I am a beginner and have been experimenting with several different recipes. No matter what I do, I still have very crumbly cakes and they are difficult to frost/fill and carve.
I tried the modified box recipe adding an extra egg, pudding & sour cream, very delicious but still the same problem.
We live in Colorado and I wonder if it's the high altitude that is messing me up. Does anyone have some advice on this?
Thank you ALL!
I live in a high altitude area as well. I use mostly extender recipes, but I've also had good success with many scratch recipes. I usually don't modify my recipes too much for high altitude. I tried all the different methods like adding extra flour, less sugar, less baking powder, etc., but I never got any really noticeable results.
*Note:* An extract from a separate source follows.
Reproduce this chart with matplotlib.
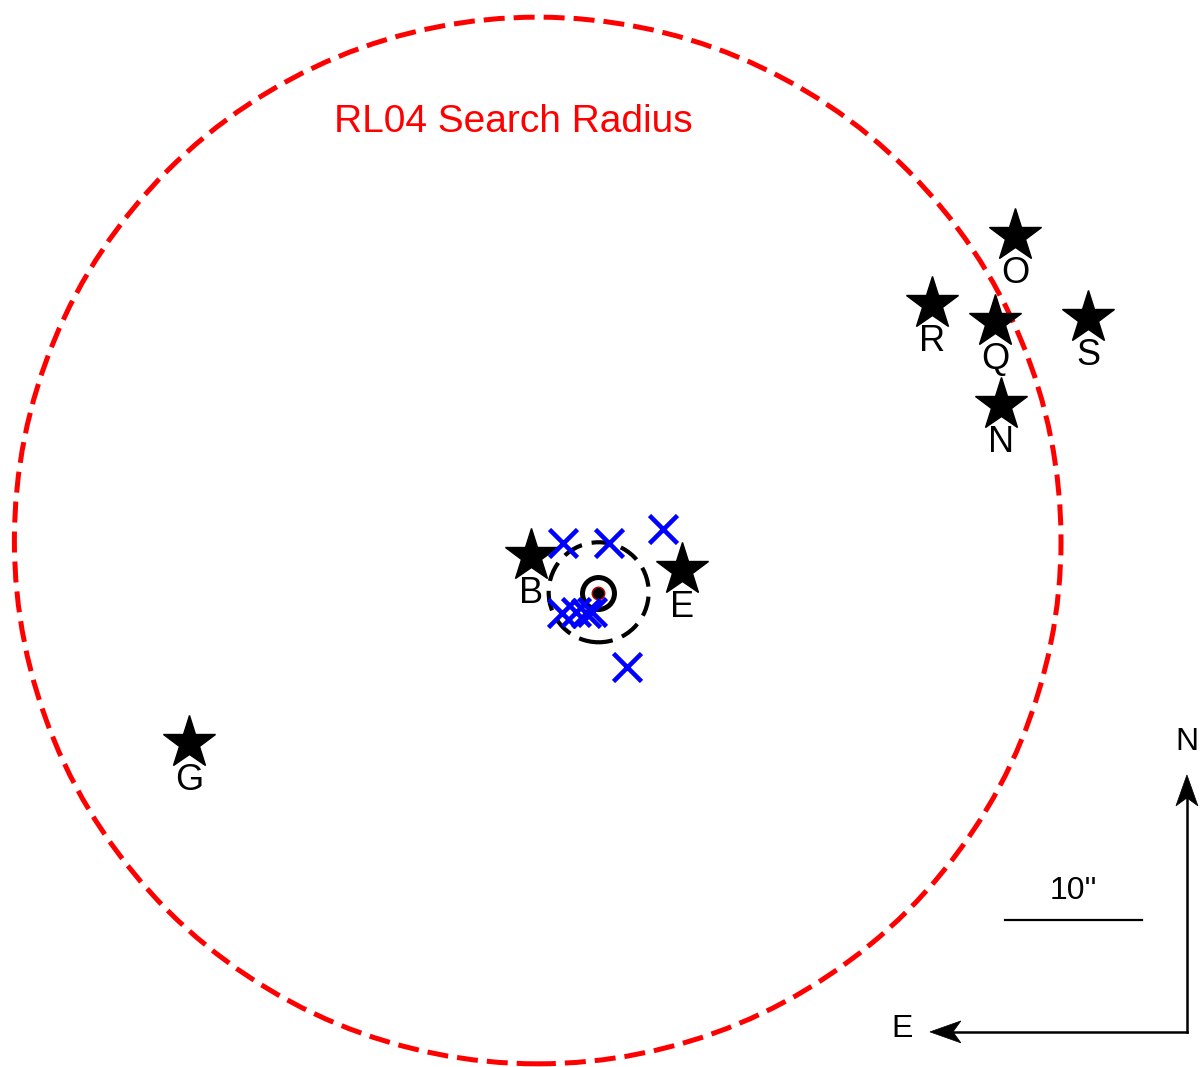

The one thing though that I do, is I bake at a higher temperature, usually 10-25 degrees higher, as it allows the cake to rise and set up quicker and not fall. As far as your cakes being crumbly, I'm not really sure. Have you tried the WASC recipe? I've never had any problems with this one, athough it is a moist cake, so carving it can be a little trickier so I always thoroughly chill a cake before filling, icing, and carving. Wish I had some better advice for you, but sometimes it's just tweaking a recipe until you finally find what works for you and then sticking with those modificaitons. Good luck!
I also live in englewood,colorado.....I always use the wasc recipe for my cakes.....and they come out great...i bake at 325 C.....
hope this helps...
Thank you so much!!! I'll be trying these!
I live at 9300 feet and know exactly what you are going through. There is a book called "Pie in the Sky", and it is the best book for high altitude baking that I have found. I highly recommend it. I think I got it on Amazon. It made such a huge difference in my cakes, cookies and breads.